La manipulation des puissants
Le premier, c’est que contrairement au modèle walrasien, la concurrence n’est jamais pure et parfaite en interne comme à l’international. Elle est en général oligopolistique voire monopolistique, ce qu’illustre la puissance des entreprises multi ou transnationales qui se caractérisent par “un ensemble intégré d’unités de production contrôlées en divers territoires par un centre de décision unique”. Une cinquantaine d’entre elles, les plus importantes, figurent parmi les 100 premières puissances économiques mondiales, États inclus… qui, par la manipulation des coûts et des prix que leur force et leur diversification autorisent, faussent l’allocation juste des facteurs de production et imposent leur loi au marché mondial. Du coup, le déséquilibre des termes de l’échange entre riches et pauvres — rapport entre le cours fluctuant des matières premières et le prix des produits manufacturés — invoqué par la Cnuced, dans le cadre de l’ONU, dès 1964, non seulement demeure mais s’amplifie à l’échelle de la croissance du commerce mondial dont l’essentiel est d’ailleurs pratiqué par les grandes puissances.
En outre, les sociétés multinationales, dont les actionnaires sont mal identifiés par les peuples, et le chiffre d’affaire souvent supérieur à celui des petits États ou des États pauvres, n’hésitent pas à intervenir dans la vie politique de ces derniers en utilisant éventuellement la corruption de dirigeants indignes pour mieux asseoir leur rente de situation. Leur action n’est pas non plus étrangère au transfert vers les pays détenteurs de métaux rares d’une pollution dont ils dénoncent hypocritement les méfaits dans les pays utilisateurs au nom d’un discours écologiste de façade, ainsi que l’illustre par exemple le circuit de fabrication des batteries électriques équipant les véhicules “propres”.
Chômage persistant et financiarisation
Le second réside dans le risque de sacrifier dans un pays, grâce à la libération de tous les freins aux échanges et à la mobilité encouragée des facteurs de production, des fabrications qui seraient plus rentables ailleurs. C’est une des raisons du chômage persistant dans beaucoup de nations, sans que pour autant cette politique bénéficie aux pays pauvres qui ne restent « profitables » qu’au prix d’un niveau de salaires et de prestations sociales maintenu à l’étiage le plus bas.

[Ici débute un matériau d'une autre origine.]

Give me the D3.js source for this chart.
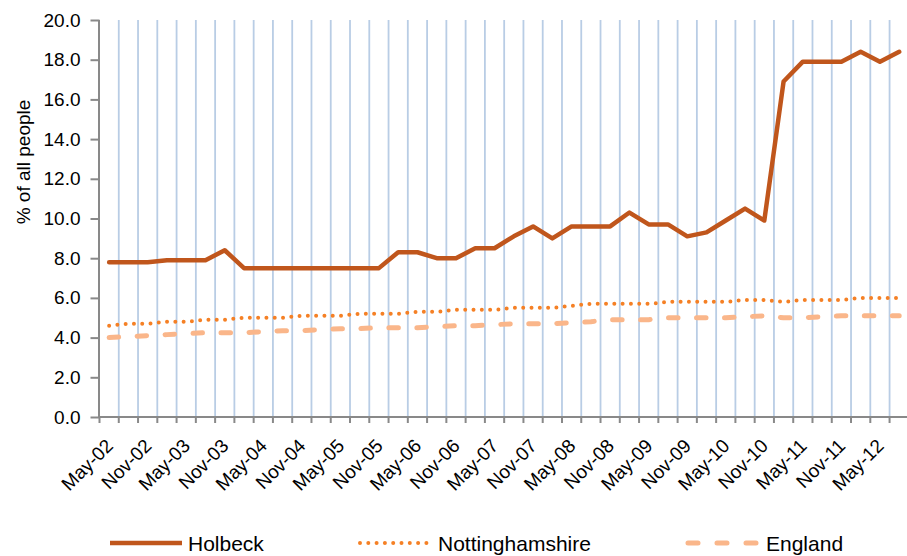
<!DOCTYPE html>
<html lang="en">
<head>
<meta charset="UTF-8">
<title>Holbeck - % of all people</title>
<style>
    body { margin: 0; background: #fff; }
    svg { display: block; font-family: "Liberation Sans", Arial, sans-serif; }
    .grid line { stroke: #b9cde5; stroke-width: 1.8px; }
    .axis-line { stroke: #898989; stroke-width: 2px; }
    .tick-label { font-size: 19px; fill: #000; }
    .legend-text { font-size: 21px; fill: #000; }
</style>
</head>
<body>
<svg id="chart" width="907" height="556"></svg>
<script src="https://d3js.org/d3.v7.min.js"></script>
<script>
// quarterly categories, May-02 .. Aug-12
const categories = [
    "May-02", "Aug-02", "Nov-02",
    "Feb-03", "May-03", "Aug-03", "Nov-03",
    "Feb-04", "May-04", "Aug-04", "Nov-04",
    "Feb-05", "May-05", "Aug-05", "Nov-05",
    "Feb-06", "May-06", "Aug-06", "Nov-06",
    "Feb-07", "May-07", "Aug-07", "Nov-07",
    "Feb-08", "May-08", "Aug-08", "Nov-08",
    "Feb-09", "May-09", "Aug-09", "Nov-09",
    "Feb-10", "May-10", "Aug-10", "Nov-10",
    "Feb-11", "May-11", "Aug-11", "Nov-11",
    "Feb-12", "May-12", "Aug-12"
];
// only every other quarter gets a label
const xTickLabels = [
    "May-02", "Nov-02", "May-03", "Nov-03", "May-04", "Nov-04", "May-05",
    "Nov-05", "May-06", "Nov-06", "May-07", "Nov-07", "May-08", "Nov-08",
    "May-09", "Nov-09", "May-10", "Nov-10", "May-11", "Nov-11", "May-12"
];
const yTicks = [0, 2, 4, 6, 8, 10, 12, 14, 16, 18, 20];

const holbeck = [
    7.8, 7.8, 7.8, 7.9, 7.9, 7.9, 8.4, 7.5, 7.5, 7.5, 7.5, 7.5, 7.5, 7.5,
    7.5, 8.3, 8.3, 8.0, 8.0, 8.5, 8.5, 9.1, 9.6, 9.0, 9.6, 9.6, 9.6, 10.3,
    9.7, 9.7, 9.1, 9.3, 9.9, 10.5, 9.9, 16.9, 17.9, 17.9, 17.9, 18.4, 17.9, 18.4
];
const nottinghamshire = [
    4.6, 4.7, 4.7, 4.8, 4.8, 4.9, 4.9, 5.0, 5.0, 5.0, 5.1, 5.1, 5.1, 5.2,
    5.2, 5.2, 5.3, 5.3, 5.4, 5.4, 5.4, 5.5, 5.5, 5.5, 5.6, 5.7, 5.7, 5.7,
    5.7, 5.8, 5.8, 5.8, 5.8, 5.9, 5.9, 5.8, 5.9, 5.9, 5.9, 6.0, 6.0, 6.0
];
const england = [
    4.0, 4.05, 4.1, 4.15, 4.2, 4.25, 4.25, 4.25, 4.3, 4.35, 4.35, 4.4, 4.45, 4.45,
    4.5, 4.5, 4.5, 4.55, 4.6, 4.6, 4.65, 4.7, 4.7, 4.7, 4.75, 4.8, 4.9, 4.9,
    4.9, 5.0, 5.0, 5.0, 5.0, 5.05, 5.1, 5.0, 5.0, 5.05, 5.1, 5.1, 5.1, 5.1
];

const series = [
    { name: "Holbeck", values: holbeck, color: "#c0561c", width: 4.5, dash: null, legendX: 110 },
    { name: "Nottinghamshire", values: nottinghamshire, color: "#f58025", width: 4, dash: "0,8.3", legendX: 360 },
    { name: "England", values: england, color: "#fab68a", width: 5, dash: "9.5,18.5", legendX: 688 }
];

const svg = d3.select("#chart");
const plotLeft = 99.5, plotTop = 20, plotBottom = 417;
const bandW = 19.27;

const x = d3.scaleBand()
    .domain(categories)
    .range([plotLeft, plotLeft + categories.length * bandW]);
const y = d3.scaleLinear()
    .domain([0, 20])
    .range([plotBottom, plotTop]);
const cx = c => x(c) + x.bandwidth() / 2;

// vertical gridlines on the category boundaries
svg.append("g").attr("class", "grid")
    .selectAll("line")
    .data(categories.slice(1))
    .enter().append("line")
    .attr("x1", d => x(d)).attr("x2", d => x(d))
    .attr("y1", y(0)).attr("y2", y(20));

// y axis
const yAxis = svg.append("g")
    .attr("transform", `translate(${plotLeft},0)`)
    .call(d3.axisLeft(y).tickValues(yTicks).tickFormat(d3.format(".1f")).tickSize(9).tickPadding(10));
yAxis.select(".domain").attr("class", "axis-line").attr("d", `M-0.5,${y(20)}V${y(0)}`);
yAxis.selectAll(".tick line").attr("stroke", "#898989").attr("stroke-width", 2);
yAxis.selectAll(".tick text").attr("class", "tick-label");

// x axis: line, boundary ticks, rotated labels
svg.append("line").attr("class", "axis-line")
    .attr("x1", plotLeft - 1).attr("x2", x.range()[1])
    .attr("y1", y(0)).attr("y2", y(0));
svg.append("g")
    .selectAll("line")
    .data(categories.map(c => x(c)).concat([x.range()[1]]))
    .enter().append("line")
    .attr("x1", d => d).attr("x2", d => d)
    .attr("y1", y(0)).attr("y2", y(0) + 6)
    .attr("stroke", "#898989").attr("stroke-width", 2);
svg.append("g")
    .selectAll("text")
    .data(xTickLabels)
    .enter().append("text")
    .attr("class", "tick-label")
    .attr("text-anchor", "end")
    .attr("transform", d => `translate(${cx(d) + 5},${plotBottom + 30}) rotate(-45)`)
    .text(d => d);

// y axis title
svg.append("text")
    .attr("class", "tick-label")
    .attr("text-anchor", "middle")
    .attr("transform", "translate(30,162) rotate(-90)")
    .text("% of all people");

// series lines, drawn back to front
const line = d3.line()
    .x((d, i) => cx(categories[i]))
    .y(d => y(d));

series.slice().reverse().forEach(s => {
    svg.append("path")
        .datum(s.values)
        .attr("d", line)
        .attr("fill", "none")
        .attr("stroke", s.color)
        .attr("stroke-width", s.width)
        .attr("stroke-linecap", "round")
        .attr("stroke-linejoin", "round")
        .attr("stroke-dasharray", s.dash);
});

// legend
const legend = svg.append("g");
series.forEach(s => {
    legend.append("line")
        .attr("x1", s.legendX).attr("x2", s.legendX + 72)
        .attr("y1", 543).attr("y2", 543)
        .attr("stroke", s.color)
        .attr("stroke-width", s.width)
        .attr("stroke-linecap", s.dash ? "round" : "butt")
        .attr("stroke-dasharray", s.name === "England" ? "10,19" : s.dash);
    legend.append("text")
        .attr("class", "legend-text")
        .attr("x", s.legendX + 78)
        .attr("y", 551)
        .text(s.name);
});
</script>
</body>
</html>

Une des modalités bien connues en est le développement des délocalisations dont le « retour sur investissement » n’est jamais à la hauteur du déficit social qu’elles créent et qui, si elles augmentent les profits et les revenus des actionnaires, n’ont pas pour autant comme objectif de recréer les emplois détruits ou d’améliorer le pouvoir d’achat des salariés modestes.

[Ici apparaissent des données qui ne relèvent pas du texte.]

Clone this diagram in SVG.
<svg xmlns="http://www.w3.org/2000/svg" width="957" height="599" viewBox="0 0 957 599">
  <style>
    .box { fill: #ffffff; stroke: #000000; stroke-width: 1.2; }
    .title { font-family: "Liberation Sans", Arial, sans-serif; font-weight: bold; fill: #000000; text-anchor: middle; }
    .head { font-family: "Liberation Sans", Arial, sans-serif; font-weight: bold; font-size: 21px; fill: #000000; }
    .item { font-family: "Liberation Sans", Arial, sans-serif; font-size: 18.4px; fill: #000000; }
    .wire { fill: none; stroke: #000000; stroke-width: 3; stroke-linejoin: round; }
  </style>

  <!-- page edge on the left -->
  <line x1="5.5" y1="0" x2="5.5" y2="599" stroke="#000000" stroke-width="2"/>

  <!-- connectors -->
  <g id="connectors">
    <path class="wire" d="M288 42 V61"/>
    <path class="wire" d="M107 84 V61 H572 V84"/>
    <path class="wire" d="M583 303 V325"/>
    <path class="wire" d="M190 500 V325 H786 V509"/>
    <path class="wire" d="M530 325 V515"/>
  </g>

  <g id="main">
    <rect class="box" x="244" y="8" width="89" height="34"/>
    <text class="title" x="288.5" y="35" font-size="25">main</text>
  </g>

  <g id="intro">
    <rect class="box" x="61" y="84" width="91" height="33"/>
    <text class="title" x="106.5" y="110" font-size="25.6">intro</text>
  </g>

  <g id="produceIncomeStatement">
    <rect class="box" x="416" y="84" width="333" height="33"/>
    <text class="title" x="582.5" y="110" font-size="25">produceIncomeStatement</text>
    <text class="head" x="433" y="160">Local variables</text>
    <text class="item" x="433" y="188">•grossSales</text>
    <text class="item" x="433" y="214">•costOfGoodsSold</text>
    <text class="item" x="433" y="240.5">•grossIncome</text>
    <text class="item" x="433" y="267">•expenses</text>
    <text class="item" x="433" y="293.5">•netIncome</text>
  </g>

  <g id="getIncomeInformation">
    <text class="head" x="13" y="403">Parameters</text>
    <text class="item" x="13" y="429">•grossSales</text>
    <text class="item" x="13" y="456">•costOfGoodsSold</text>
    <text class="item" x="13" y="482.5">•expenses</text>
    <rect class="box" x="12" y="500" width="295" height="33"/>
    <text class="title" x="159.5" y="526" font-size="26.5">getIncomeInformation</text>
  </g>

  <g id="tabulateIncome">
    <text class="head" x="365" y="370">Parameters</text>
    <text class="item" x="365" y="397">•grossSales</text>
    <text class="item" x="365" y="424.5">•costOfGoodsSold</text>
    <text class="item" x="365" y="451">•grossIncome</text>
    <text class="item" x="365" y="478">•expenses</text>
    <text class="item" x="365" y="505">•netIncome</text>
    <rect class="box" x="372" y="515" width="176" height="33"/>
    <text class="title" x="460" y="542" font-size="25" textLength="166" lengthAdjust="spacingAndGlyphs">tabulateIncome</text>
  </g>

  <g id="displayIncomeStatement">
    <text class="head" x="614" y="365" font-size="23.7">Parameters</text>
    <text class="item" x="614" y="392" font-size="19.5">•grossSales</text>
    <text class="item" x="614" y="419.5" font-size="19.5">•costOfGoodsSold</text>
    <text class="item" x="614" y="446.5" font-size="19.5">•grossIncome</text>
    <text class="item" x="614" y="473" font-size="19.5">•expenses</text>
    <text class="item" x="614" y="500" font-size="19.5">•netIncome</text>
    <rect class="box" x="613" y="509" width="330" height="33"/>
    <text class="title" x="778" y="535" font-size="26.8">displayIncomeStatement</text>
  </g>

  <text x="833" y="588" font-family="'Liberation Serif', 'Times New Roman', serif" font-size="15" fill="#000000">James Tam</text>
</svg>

Le troisième est bien évidemment la constitution de marchés financiers travaillant 24h sur 24 à l’échelle planétaire qui, combinée à l’utilisation fréquente d’outils très complexes et à des titrisations aussi contestables pour ne pas dire toxiques que les subprimes de 2007, créent un risque permanent de propagation mondiale de crises spéculatives. Cette menace pèse toujours sur nos économies totalement imbriquées dans la mondialisation et entièrement dépendantes les unes des autres, ce qui montre bien qu’un monde de plus en plus solidaire peut aussi se pervertir en une tribalisation déchaînée du mal… On pourrait ajouter que, face à la complexité de ce nouveau capitalisme boursier, seuls les experts en manipulations peuvent tirer leur épingle du jeu et qu’on est donc aux antipodes de ce que pourrait être un authentique capitalisme populaire répandu sur toute la planète pour le bénéfice du plus grand nombre !

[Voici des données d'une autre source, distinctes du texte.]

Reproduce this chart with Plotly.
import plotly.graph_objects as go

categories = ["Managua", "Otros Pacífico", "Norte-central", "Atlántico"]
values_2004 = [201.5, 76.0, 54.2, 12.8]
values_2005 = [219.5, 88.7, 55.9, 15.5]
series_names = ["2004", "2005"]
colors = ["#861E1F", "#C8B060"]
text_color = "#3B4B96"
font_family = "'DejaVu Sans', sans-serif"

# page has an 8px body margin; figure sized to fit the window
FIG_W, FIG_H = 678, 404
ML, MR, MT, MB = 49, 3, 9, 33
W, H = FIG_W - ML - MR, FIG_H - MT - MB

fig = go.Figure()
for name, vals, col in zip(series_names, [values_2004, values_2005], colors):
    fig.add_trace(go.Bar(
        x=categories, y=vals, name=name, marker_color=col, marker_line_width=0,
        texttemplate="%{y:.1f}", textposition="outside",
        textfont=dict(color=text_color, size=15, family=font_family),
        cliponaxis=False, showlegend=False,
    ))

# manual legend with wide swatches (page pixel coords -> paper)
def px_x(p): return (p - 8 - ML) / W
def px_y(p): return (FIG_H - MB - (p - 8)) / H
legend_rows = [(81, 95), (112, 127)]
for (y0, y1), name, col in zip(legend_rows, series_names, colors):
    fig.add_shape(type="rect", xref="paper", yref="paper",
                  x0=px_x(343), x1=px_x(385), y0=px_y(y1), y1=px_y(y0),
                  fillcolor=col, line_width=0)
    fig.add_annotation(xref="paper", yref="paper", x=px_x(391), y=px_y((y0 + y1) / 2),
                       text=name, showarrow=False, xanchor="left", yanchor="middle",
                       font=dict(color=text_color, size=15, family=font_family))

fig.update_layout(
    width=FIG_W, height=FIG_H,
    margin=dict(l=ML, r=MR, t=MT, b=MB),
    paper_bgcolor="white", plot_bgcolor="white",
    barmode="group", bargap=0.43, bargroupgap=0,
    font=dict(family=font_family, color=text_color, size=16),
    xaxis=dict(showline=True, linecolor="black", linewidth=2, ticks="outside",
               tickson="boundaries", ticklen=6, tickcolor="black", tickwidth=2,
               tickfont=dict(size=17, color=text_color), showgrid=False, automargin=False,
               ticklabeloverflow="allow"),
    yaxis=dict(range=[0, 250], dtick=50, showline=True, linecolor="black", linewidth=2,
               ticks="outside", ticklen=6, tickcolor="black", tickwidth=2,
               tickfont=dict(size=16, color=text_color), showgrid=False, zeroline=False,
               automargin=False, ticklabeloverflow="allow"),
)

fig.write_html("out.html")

Le risque culturel : la liberté aliénée
Mais si la mondialisation ne peut sans légèreté être analysée comme profitant à tout homme, elle ne peut davantage l’être — et c’est sa seconde contradiction avec l’anthropologie chrétienne — comme profitant à tout l’homme, ce qui conduit à évoquer rapidement une autre problématique. Économique et sociale, la mondialisation a aussi un contenu culturel, au moins sous trois aspects.
Le premier est que, parmi les acteurs les plus puissants de la mondialisation, figurent les fameuses GAFAM (Google, Amazon, Facebook, Apple, Microsoft), les NATU (Netflix, Air BNB, Telsa, Uber) ou, encore, versus chinois, les BATX (Baidu, Alibabab, Tencent, Xiaomi) et, en Russie, Yandex et VKontakte. On se contente souvent de dénoncer leur influence en raison de leurs abus de position dominante, de fraude fiscale ou de lobbying. Mais il est encore plus inquiétant de constater le volume de données numériques qu’elles recueillent et qui mettent en péril le respect de notre vie privée ou leur stratégie visant à rendre leurs produits addictifs voire à en programmer l’obsolescence. On est aux antipodes d’une mondialisation technologique dont la diffusion planétaire permettrait d’abolir les fractures numériques et apporterait les bienfaits d’une civilisation émancipatrice. C’est au contraire une nouvelle et implacable aliénation qui vient contester notre liberté, notre dignité et notre intimité en réalisant exactement ce que craignait Orwell avec son Big Brother.